* Start *

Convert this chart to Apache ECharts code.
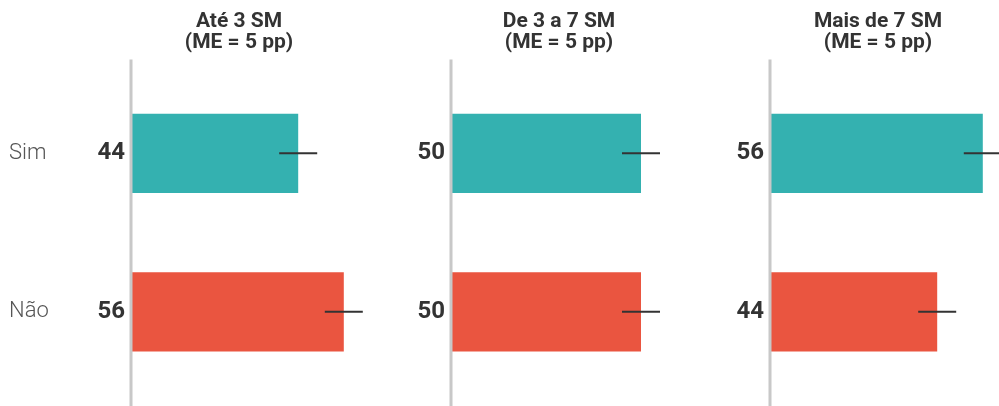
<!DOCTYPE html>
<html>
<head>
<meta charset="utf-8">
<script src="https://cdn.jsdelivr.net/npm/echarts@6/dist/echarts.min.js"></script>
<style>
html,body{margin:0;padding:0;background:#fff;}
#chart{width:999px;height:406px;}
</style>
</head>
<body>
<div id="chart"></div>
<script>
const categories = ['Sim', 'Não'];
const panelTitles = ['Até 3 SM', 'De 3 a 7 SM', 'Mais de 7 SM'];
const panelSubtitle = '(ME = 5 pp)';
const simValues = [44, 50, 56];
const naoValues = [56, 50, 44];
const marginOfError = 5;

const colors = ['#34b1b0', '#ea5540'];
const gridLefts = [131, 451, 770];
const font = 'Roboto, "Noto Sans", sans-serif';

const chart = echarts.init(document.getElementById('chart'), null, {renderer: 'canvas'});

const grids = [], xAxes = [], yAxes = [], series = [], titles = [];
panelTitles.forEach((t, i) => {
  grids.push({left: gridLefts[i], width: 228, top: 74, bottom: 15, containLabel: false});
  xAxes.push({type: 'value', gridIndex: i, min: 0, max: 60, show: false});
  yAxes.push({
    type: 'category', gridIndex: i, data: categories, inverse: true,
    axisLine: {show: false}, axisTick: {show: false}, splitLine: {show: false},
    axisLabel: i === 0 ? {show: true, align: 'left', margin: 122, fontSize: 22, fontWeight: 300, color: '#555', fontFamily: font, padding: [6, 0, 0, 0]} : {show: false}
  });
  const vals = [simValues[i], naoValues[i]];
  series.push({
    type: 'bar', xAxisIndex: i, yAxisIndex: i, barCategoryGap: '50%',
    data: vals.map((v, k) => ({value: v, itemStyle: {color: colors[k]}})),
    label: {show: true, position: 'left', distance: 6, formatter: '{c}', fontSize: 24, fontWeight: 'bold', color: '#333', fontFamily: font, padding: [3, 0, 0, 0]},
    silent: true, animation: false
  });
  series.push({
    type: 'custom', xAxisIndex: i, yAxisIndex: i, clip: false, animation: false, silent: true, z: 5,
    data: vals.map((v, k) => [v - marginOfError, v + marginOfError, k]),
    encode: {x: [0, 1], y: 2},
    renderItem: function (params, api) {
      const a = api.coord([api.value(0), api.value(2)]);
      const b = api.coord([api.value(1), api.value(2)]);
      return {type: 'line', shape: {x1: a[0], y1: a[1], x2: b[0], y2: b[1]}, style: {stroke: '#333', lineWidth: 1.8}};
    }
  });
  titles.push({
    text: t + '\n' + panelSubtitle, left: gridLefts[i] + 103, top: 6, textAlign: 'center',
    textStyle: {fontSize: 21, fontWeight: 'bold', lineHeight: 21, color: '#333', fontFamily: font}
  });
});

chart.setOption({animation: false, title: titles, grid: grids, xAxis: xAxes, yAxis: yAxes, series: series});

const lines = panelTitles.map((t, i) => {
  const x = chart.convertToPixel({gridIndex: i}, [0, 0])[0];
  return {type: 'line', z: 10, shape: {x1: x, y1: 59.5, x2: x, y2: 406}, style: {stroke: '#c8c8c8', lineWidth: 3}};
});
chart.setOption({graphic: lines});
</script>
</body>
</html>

* End *

Quote, exactly and only, the lines from the first line of the data above through the line containing "const marginOfError = 5;". The pictures do not belong in it.

THE SOLUTION:
Convert this chart to Apache ECharts code.
<!DOCTYPE html>
<html>
<head>
<meta charset="utf-8">
<script src="https://cdn.jsdelivr.net/npm/echarts@6/dist/echarts.min.js"></script>
<style>
html,body{margin:0;padding:0;background:#fff;}
#chart{width:999px;height:406px;}
</style>
</head>
<body>
<div id="chart"></div>
<script>
const categories = ['Sim', 'Não'];
const panelTitles = ['Até 3 SM', 'De 3 a 7 SM', 'Mais de 7 SM'];
const panelSubtitle = '(ME = 5 pp)';
const simValues = [44, 50, 56];
const naoValues = [56, 50, 44];
const marginOfError = 5;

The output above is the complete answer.